Willie Brown’s cabin, image courtesy Timucuan Ecological and Historic Preserve

When John Spearing died, a steamship called the Volusia brought his body back from town to the bluff and friends and family held his funeral beside the Indian Trail. His brother Warren lived in a cabin he’d built alongside the trail not far from the big Spearing house.

Warren had sired a baby who didn’t live, names of both mother and child now lost, and buried the baby “in an unmarked grave at the site of the old cabin.” Maybe this was the baby whose ghost Willie Browne said “the colored folks that belonged to Spearing” heard crying in the woods.

Then again, several items don’t line up. There’s no record of the Spearings having owned slaves and the 1860 census lists a “Warrin,” who was six at the time, as “inferred son.” Census records, of course, are frequently incorrect and memory is more unreliable that anyone would like to admit. How much less reliable are the stories, long told, of someone else’s stories?

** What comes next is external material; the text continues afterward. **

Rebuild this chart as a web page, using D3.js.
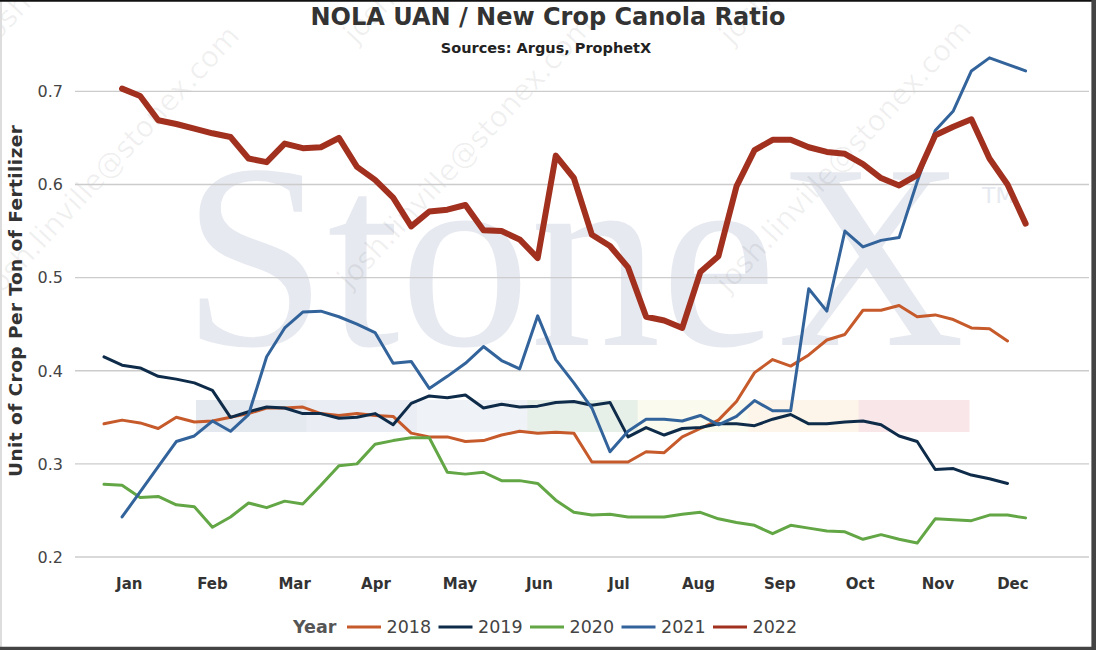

Mignonette writes that Warren “left on a cattle Drive to Texas during the Spanish American War + never returned.”

The sites of Warren’s cabin and his baby’s grave are now as lost as John Spearing’s own bones, as lost as the story of the life of the child’s mother, as lost as old truths obscured. Perhaps the infant’s remains still lie along the bluff. Perhaps the shell miners, who scooped out the Timucuans’ middens and hauled tons of shells away to lay bedrock for local highways in the 1930s or ’50s, unknowingly took the baby’s bones too and spread them out along Atlantic Boulevard or Heckscher Drive between here and the ocean.

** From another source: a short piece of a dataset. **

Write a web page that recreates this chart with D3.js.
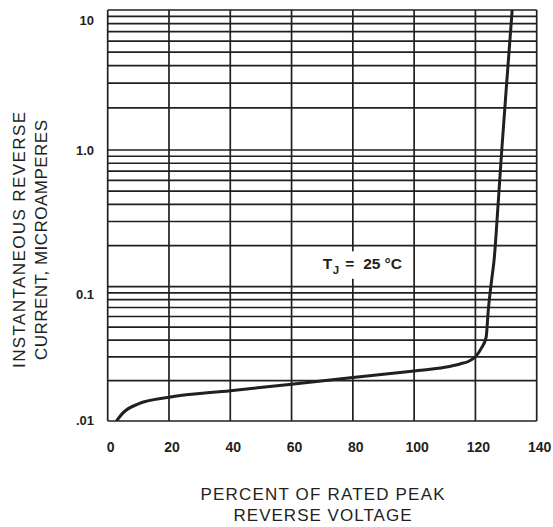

All along these slender snaking trails, the roots of old trees rise up and dig back into the hard ground and braid themselves together like witches’ fingers. Everywhere on earth, the dead nourish the living; here that relationship is stark and clear. Resurrection ferns mantle the fallen trees like redemption embodied. Always the earth redeems the world.

Just behind this grave that’s not really a grave, the half-moon entrance to a gopher tortoise burrow hides from the shaded sunlight. Maybe the tortoise knows, in whatever way a tortoise knows, where Spearing’s bones lie, not that the tortoise knows they’re bones, and not that it knows it knows.